Is this a Galois covering?
My intuition is there must be some non locally path connected coverings that are not Galois. I know little about coverings of Moebius band. I know that its universal covering is $\Bbb R\times [0,1]$.
Thanks for your help.
Hint: The inclusion $S^1 \to M$ as the zero section induces a bijection
$$ Cov(M)/\cong \to Cov(S^1)/\cong $$
where $Cov(X)/\cong$ is the set of isomorphism classes of covering spaces. Moreover a covering space of $M$ is connected (respectively regular) iff its restriction to $S^1$ is connected (resp. regular).
Solution to problem over $S^1$:
The connected covering spaces of $S^1$ are isomorphic to quotients of $\mathbb{R}$ by subgroups of $\mathbb{Z}$. The $n$-fold cover $\mathbb{R}/n\mathbb{Z} \to S^1$ has automorphism group $\mathbb{Z}/n\mathbb{Z}$ which acts transitively in each fibre.
I think you can run a similar argument on the universal cover $\mathbb{R}\times [0,1]$ of $M$. The covering is the quotient map of the relation $$(x, t) \sim (x + n, f^{(n)}(t))\text{ for }n\in\mathbb{Z}$$ where $f$ is the "flip" homeomorphism of the interval. The deck transformations are again $\mathbb{Z}$, which acts by $n\cdot(x, t) = (x + n, f^{(n)}(t))$.
Update: as per Max's comment to the original question, this also follows from the general theory: if $X$'s fundamental group is abelian then all its connected covers are regular.

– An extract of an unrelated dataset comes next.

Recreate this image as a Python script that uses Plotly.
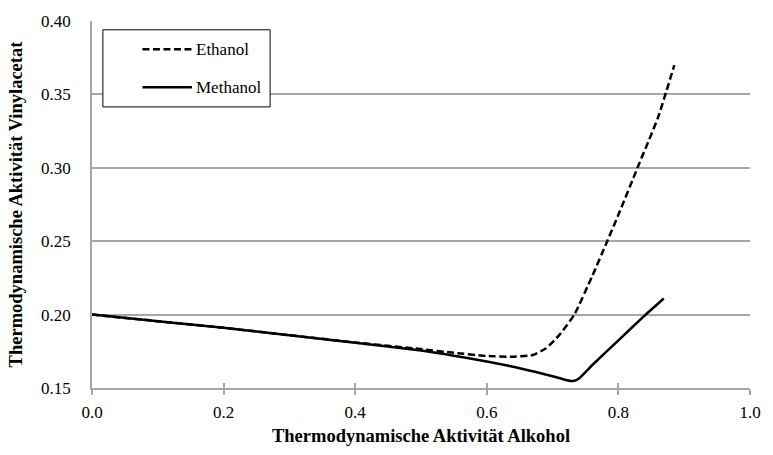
import plotly.graph_objects as go

# Thermodynamic activity of vinyl acetate vs. alcohol activity
series_names = ["Ethanol", "Methanol"]

ethanol_x = [0.0, 0.1, 0.2, 0.3, 0.4, 0.5, 0.55, 0.6, 0.64, 0.67, 0.69, 0.71,
             0.733, 0.76, 0.783, 0.8, 0.829, 0.86, 0.885]
ethanol_y = [0.200, 0.1955, 0.191, 0.186, 0.181, 0.1765, 0.174, 0.1718, 0.1713,
             0.1725, 0.177, 0.186, 0.200, 0.226, 0.250, 0.268, 0.300, 0.334, 0.370]

methanol_x = [0.0, 0.1, 0.2, 0.3, 0.4, 0.5, 0.55, 0.6, 0.65, 0.7, 0.72, 0.731,
              0.74, 0.76, 0.80, 0.839, 0.869]
methanol_y = [0.200, 0.1955, 0.191, 0.186, 0.1808, 0.1755, 0.172, 0.168, 0.1635,
              0.158, 0.1555, 0.1547, 0.1565, 0.1655, 0.1825, 0.199, 0.211]

x_ticks = [0.0, 0.2, 0.4, 0.6, 0.8, 1.0]
y_ticks = [0.15, 0.20, 0.25, 0.30, 0.35, 0.40]

W, H = 773, 455
L, R, T, B = 92, 16, 14, 65
FONT = "Liberation Serif, Times New Roman, serif"
GRID = "#a6a6a6"
DASH = "7px,3.5px"

fig = go.Figure()
fig.add_trace(go.Scatter(x=ethanol_x, y=ethanol_y, mode="lines", name=series_names[0],
                         line=dict(color="black", width=2.5, dash=DASH,
                                   shape="spline", smoothing=0.5),
                         showlegend=False))
fig.add_trace(go.Scatter(x=methanol_x, y=methanol_y, mode="lines", name=series_names[1],
                         line=dict(color="black", width=2.5, shape="spline", smoothing=0.5),
                         showlegend=False))

# invisible trace on an overlaid axis so the x ticks cross the axis line
fig.add_trace(go.Scatter(x=[0], y=[0.15], xaxis="x2", mode="markers",
                         marker=dict(opacity=0), hoverinfo="skip", showlegend=False))

pw, ph = W - L - R, H - T - B


def px_x(px):
    return (px - L) / pw


def px_y(py):
    return (H - B - py) / ph


# boxed legend in the upper left of the plot area
box = dict(x0=103, y0=23, x1=272, y1=102)
fig.add_shape(type="rect", xref="paper", yref="paper",
              x0=px_x(box["x0"]), x1=px_x(box["x1"]),
              y0=px_y(box["y1"]), y1=px_y(box["y0"]),
              line=dict(color="black", width=1), fillcolor="white", layer="above")
for name, ypx, dash in [(series_names[0], 43, DASH), (series_names[1], 82, "solid")]:
    fig.add_shape(type="line", xref="paper", yref="paper",
                  x0=px_x(143), x1=px_x(193), y0=px_y(ypx), y1=px_y(ypx),
                  line=dict(color="black", width=2.5, dash=dash), layer="above")
    fig.add_annotation(text=name, xref="paper", yref="paper", x=px_x(195), y=px_y(ypx),
                       xanchor="left", yanchor="middle", showarrow=False,
                       font=dict(family=FONT, size=17, color="black"))

fig.update_layout(
    width=W, height=H,
    margin=dict(l=L, r=R, t=T, b=B, pad=0),
    paper_bgcolor="white", plot_bgcolor="white",
    font=dict(family=FONT, size=17, color="black"),
    xaxis=dict(range=[0, 1], tickvals=x_ticks, tickformat=".1f",
               showgrid=False, zeroline=False,
               showline=True, linecolor=GRID, linewidth=1.5,
               ticks="outside", ticklen=5, tickcolor=GRID, tickwidth=1.5,
               tickfont=dict(family=FONT, size=17), ticklabelstandoff=3,
               title=dict(text="<b>Thermodynamische Aktivität Alkohol</b>",
                          font=dict(family=FONT, size=18.5), standoff=8)),
    xaxis2=dict(range=[0, 1], overlaying="x", anchor="y", side="bottom",
                tickvals=x_ticks, showticklabels=False, showgrid=False, zeroline=False,
                ticks="inside", ticklen=5, tickcolor=GRID, tickwidth=1.5, showline=False),
    yaxis=dict(range=[0.15, 0.40], tickvals=y_ticks, tickformat=".2f",
               showgrid=True, gridcolor=GRID, gridwidth=1.5, zeroline=False,
               showline=True, linecolor=GRID, linewidth=1.5,
               ticks="", tickfont=dict(family=FONT, size=17), ticklabelstandoff=16,
               title=dict(text="<b>Thermodynamische Aktivität Vinylacetat</b>",
                          font=dict(family=FONT, size=18.5), standoff=14)),
)

fig.write_html("out.html")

The idea is that all the connected covers are quotients of the universal cover $p\colon\tilde{X}\to X$ by subgroups of $G=\pi_1(X)$. If $H$ is a subgroup of $G$ then the fibres of $\tilde{X}/H \to X$ will have an action of $G$ that looks like its action on the quotient set $G/H$; if moreover $H$ is normal then this action descends to the group $G/H$ and the fibres are "$G/H$-torsors" (i.e. have a free, transitive action of $G/H$) and in fact $G/H$ is isomorphic to the group of deck transformations, hence the covering is regular. Therefore if all subgroups are normal then all connected covers will be regular.